I used to draw trendlines like that but now I don't. Here is why. I think the regression analysis lines are more important. This is a weekly chart of the SPY and the green lines are just hand drawn by me by examination, starting the higher major low below the ultimate low and keeping the lines parallel. Using an actual regressional analysis tool, you get the same results as shown below the first drawing but did draw in the green line on the bottom and draw one in on top as it seems that my regression tool doesn't quite get the real important lower and higher trendlines. It really shows the outer possible limits for price moves with prices often getting to the outer limits especially on the upside. The bollinger bands do a much better job or predicting price reversals after 3 hits or so of the lower bollinger prices have reversed. The 200 wk moving average has also worked several times as well, that's the blue dashed line in charts. Support generally holds twice and fails on a third strike. If it's wrong, that's what stops are all about.
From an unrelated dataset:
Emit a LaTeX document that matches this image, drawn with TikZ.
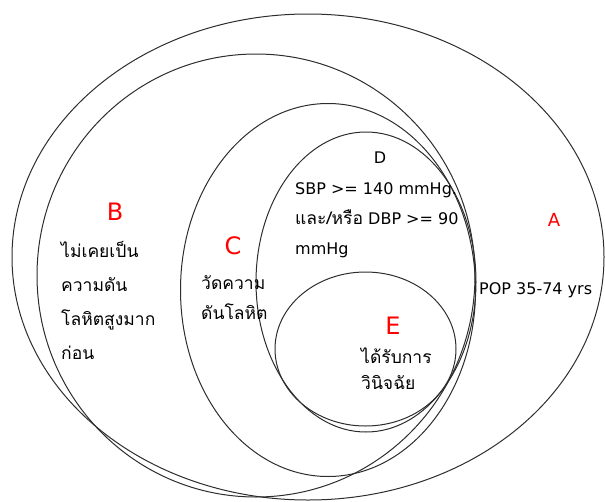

I also have a theory that if say the lower trendline is hit, that the next correction won't retest it but will stop a third higher and then the next correction may retest. It seems to alternate. I see this more in stocks than in indexes. The best indicator of all is just riding the 5 wk moving average and staying in tune with it's slope at all times. No predictions are necessary and profits are dependent on the slope not changing direction enough. A simple formula can count up in hindsight the historical number of slope direction changes and as long as that number is sufficiently low, it's a winning strategy.